Принимая решение об отсутствии указанного нарушения, Европейский Суд по правам человека повторил, что в ряде случаев показания свидетелей и иных лиц, полученные на досудебных стадиях процесса, могут быть оглашены в суде и использоваться в качестве доказательств, если подсудимым обеспечивается надлежащая возможность опровергнуть их. О нарушении же права на справедливое судебное разбирательство, гарантированного статьей 6 Конвенции, можно говорить лишь в том случае, когда обвинение полностью или в решающей степени построено на показаниях, данных лицами, которым защита не имела возможности задать вопросов ни в ходе предварительного расследования, ни в процессе судебного разбирательства (см., например, Постановление Европейского Суда по делу «Макеев против России» (Makeyev v. Russia, жалоба N 13769/04) от 05 февраля 2009 года (п.п. 34-35)).
Далее Европейский Суд проанализировал существо предъявленного заявителям обвинения и доказательства по делу.
Так, заявители утверждали, что их право на справедливое судебное разбирательство было нарушено в связи тем, что в суде не были допрошены свидетели Е., Б., У, работники гаража, следователи К. и П., а также эксперт К.
Страсбургский Суд отметил, что заявители обвинялись в нападении на О., от которого они предположительно требовали передачи им автомашины потерпевшего. В соответствии с предъявленным им обвинением нападение на О. было совершено в ходе деловой встречи, на которой присутствовало много людей. Большинство из них покинули помещение по требованию Андрея Самошенкова и не видели, что произошло после. Однако свидетель С. показал в суде, что оба заявителя кричали на О., а Андрей Самошенков размахивал ножкой стула. Свидетель Е., чье присутствие в судебном заседании не было обеспечено, в ходе предварительного расследования дала показания о том, что она видел через окно, как Андрей Самошенков наносил удары О. чем-то вроде деревянной палки. Позже, когда О. покинул помещение, несколько свидетелей, допрошенных в суде, показали, что они видели у него на голове и на одежде следы крови. Европейский Суд прямо отметил, что в ситуации, когда О. вошел в кабинет в добром здравии, затем оставался там с заявителями, которые кричали на него и размахивали какими-то предметами, после чего, будучи в крови, покинул помещение на глазах у нескольких допрошенных в суде свидетелей, показания Е. не являются критическими для установления факта причинения повреждений О. именно заявителями. Показания Б., которые также были оглашены в суде по причине его неявки, по мнению Страсбургского Суда, соответствовали показаниям других лиц и не содержании какой-либо специфической информации. Таким образом, они также не являлись критическими с точки зрения признания заявителей виновными.

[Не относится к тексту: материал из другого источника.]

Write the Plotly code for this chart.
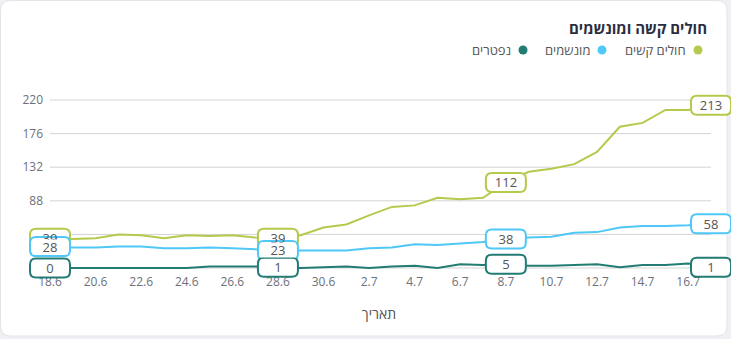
import plotly.graph_objects as go

# ---------------- data ----------------
dates = ["18.6", "19.6", "20.6", "21.6", "22.6", "23.6", "24.6", "25.6", "26.6", "27.6",
         "28.6", "29.6", "30.6", "1.7", "2.7", "3.7", "4.7", "5.7", "6.7", "7.7",
         "8.7", "9.7", "10.7", "11.7", "12.7", "13.7", "14.7", "15.7", "16.7", "17.7"]
severe = [39, 38, 39, 44, 43, 39, 43, 42, 43, 40,
          39, 43, 53, 57, 69, 80, 82, 92, 90, 92,
          112, 126, 130, 136, 152, 185, 190, 207, 207, 213]
ventilated = [28, 27, 27, 28, 28, 26, 26, 27, 26, 24,
              23, 23, 23, 23, 26, 27, 31, 30, 32, 34,
              38, 40, 41, 46, 47, 53, 55, 55, 56, 58]
deceased = [0, 0, 0, 0, 0, 0, 0, 2, 2, 2,
            1, 0, 1, 2, 0, 2, 3, 0, 5, 4,
            5, 3, 3, 4, 5, 1, 4, 4, 6, 1]
series_names = ["חולים קשים", "מונשמים", "נפטרים"]
series_colors = ["#b5c94c", "#4fc8f7", "#237c74"]
labeled_points = [0, 10, 20, 29]
y_ticks = [0, 44, 88, 132, 176, 220]
tick_dates = dates[::2]
chart_title = "חולים קשה ומונשמים"
x_title = "תאריך"

series = [severe, ventilated, deceased]
n = len(dates)
xs = list(range(n))

# ---------------- layout geometry ----------------
W, H = 731, 339
ML, MR, MT, MB = 27, 0, 90, 59
PW, PH = W - ML - MR, H - MT - MB
X_FIRST_PX, X_LAST_PX = 50, 711      # where first / last date sit
Y_ZERO_PX, Y_TOP_PX = 268, 100       # where 0 / top tick sit
kx = (X_LAST_PX - X_FIRST_PX) / (n - 1)
ky = (Y_ZERO_PX - Y_TOP_PX) / y_ticks[-1]
x_range = [(ML - X_FIRST_PX) / kx, (n - 1) + (W - MR - X_LAST_PX) / kx]
y_range = [-(MT + PH - Y_ZERO_PX) / ky, y_ticks[-1] + (Y_TOP_PX - MT) / ky]


def pxx(px):
    return (px - ML) / PW


def pxy(py):
    return (MT + PH - py) / PH


def rrect(x0, y0, x1, y1, r):
    return (f"M{x0 + r},{y0} L{x1 - r},{y0} Q{x1},{y0} {x1},{y0 + r} "
            f"L{x1},{y1 - r} Q{x1},{y1} {x1 - r},{y1} L{x0 + r},{y1} "
            f"Q{x0},{y1} {x0},{y1 - r} L{x0},{y0 + r} Q{x0},{y0} {x0 + r},{y0} Z")


FONT = "Open Sans, Arimo, Liberation Sans, DejaVu Sans, sans-serif"

fig = go.Figure()
for vals, name, col in zip(series, series_names, series_colors):
    fig.add_trace(go.Scatter(x=xs, y=vals, mode="lines", name=name,
                             line=dict(color=col, width=2), hoverinfo="skip",
                             showlegend=False))

shapes = []
annotations = []

# card background
shapes.append(dict(type="path", xref="paper", yref="paper", xsizemode="pixel", ysizemode="pixel",
                   xanchor=0, yanchor=0, layer="below",
                   path=rrect(0.5 - ML, -(H - 3 - (MT + PH)), 727 - ML, MT + PH - 0.5, 10),
                   fillcolor="#ffffff", line=dict(color="#e1e4e8", width=1)))

# gridlines
for t in y_ticks:
    shapes.append(dict(type="line", xref="x", yref="y", x0=xs[0], x1=xs[-1], y0=t, y1=t,
                       layer="below", line=dict(color="#d3d3d3", width=1)))

# value label boxes
BW, BH, BR = 20, 9.5, 6
for si, (vals, col) in enumerate(zip(series, series_colors)):
    for i in labeled_points:
        shapes.append(dict(type="path", xref="x", yref="y", xsizemode="pixel", ysizemode="pixel",
                           xanchor=xs[i], yanchor=vals[i], layer="above",
                           path=rrect(-BW, -BH, BW, BH, BR),
                           fillcolor="#ffffff", line=dict(color=col, width=2)))
        annotations.append(dict(x=xs[i], y=vals[i], xref="x", yref="y", text=str(vals[i]),
                                showarrow=False, xanchor="center", yanchor="middle",
                                font=dict(family=FONT, size=13, color="#555555"),
                                bgcolor="#ffffff" if si > 0 else "rgba(0,0,0,0)",
                                width=34, height=14, borderpad=0))

# title
annotations.append(dict(x=pxx(709), y=pxy(28), xref="paper", yref="paper", text="<b>" + chart_title + "</b>",
                        showarrow=False, xanchor="right", yanchor="middle",
                        font=dict(family=FONT, size=15, color="#2b2e3f")))

# legend (RTL: dot to the right of text)
legend_dot_px = [698, 602, 523]
for name, col, dx in zip(series_names, series_colors, legend_dot_px):
    shapes.append(dict(type="circle", xref="paper", yref="paper", xsizemode="pixel", ysizemode="pixel",
                       xanchor=pxx(dx), yanchor=pxy(50), x0=-4.5, x1=4.5, y0=-4.5, y1=4.5,
                       fillcolor=col, line=dict(width=0), layer="above"))
    annotations.append(dict(x=pxx(dx - 10), y=pxy(50), xref="paper", yref="paper", text=name,
                            showarrow=False, xanchor="right", yanchor="middle",
                            font=dict(family=FONT, size=13, color="#555555")))

fig.update_layout(
    width=W, height=H,
    margin=dict(l=ML, r=MR, t=MT, b=MB, autoexpand=False),
    paper_bgcolor="#eef0f4",
    plot_bgcolor="rgba(0,0,0,0)",
    showlegend=False,
    shapes=shapes,
    annotations=annotations,
    font=dict(family=FONT),
    xaxis=dict(range=x_range, showgrid=False, zeroline=False, showline=False, ticks="",
               tickmode="array", tickvals=xs[::2], ticktext=tick_dates,
               tickfont=dict(size=12, color="#6e7079"), ticklabelstandoff=-7,
               title=dict(text=x_title, font=dict(size=14, color="#555555"), standoff=20),
               fixedrange=True),
    yaxis=dict(range=y_range, showgrid=False, zeroline=False, showline=False, ticks="",
               tickmode="array", tickvals=y_ticks,
               tickfont=dict(size=12, color="#6e7079"), ticklabelstandoff=-17,
               fixedrange=True),
)

fig.write_html("out.html")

Европейский Суд также указал, что, вопреки утверждениям заявителей, свидетель У. – бывший сотрудник ГИБДД – был допрошен в суде. Однако он не помнил точность обстоятельств регистрации перехода права собственности на автомашину, принадлежавшую О., а потому не мог подтвердить или опровергнуть утверждения заявителей о том, что последний пошел на совершение сделки добровольно.
Следователь П. также был допрошен в судебном заседании, и, по мнению Судей Страсбургского Суда, заявители не указали, по какой причине им стал необходим его повторный допрос. Суд первой инстанции, равно как представители государства-ответчика в ходе разбирательства в Европейском Суде указали, что показания следователя К. не играли, по сути, никакой роли в доказывании (К. проводил предварительную проверку до возбуждения уголовного дела), а заключение эксперта К. содержало только описание повреждений, полученных О., и не касалось обстоятельств их возникновения (точнее, оно указывало на них только со слов самого О.). Что же касается работников гаража, то заявители никогда не называли конкретных лиц, которых они хотели бы допросить в суде, – ни по имени, ни каким-либо иным образом, позволявшим идентифицировать их.
В результате этих рассуждений Европейский Суд по правам человека пришел к выводу, что предполагаемая невозможность допросить свидетелей не лишила заявителей права на справедливое судебное разбирательство, которое, будучи рассмотренным в целом, было справедливым.
Безусловно, самым интересным представляется здесь не столько итоговый вывод Европейского Суда, сколько весьма подробный анализ каждого из доказательств в общем контексте предъявленного заявителям обвинения и имеющейся доказательственной базы. Более того, в рассматриваемом Постановлении Страсбургский Суд ни разу ни прямо, ни косвенно не указал на то, что он не занимается вопросами оценки доказательств, на что в его решениях неизменно обращалось внимание в подобных случаях. Сам же приведенный анализ доказательств мало чем отличается от их оценки (с точки зрения относимости одних и достаточности совокупности других), находящейся в компетенции национальных судов.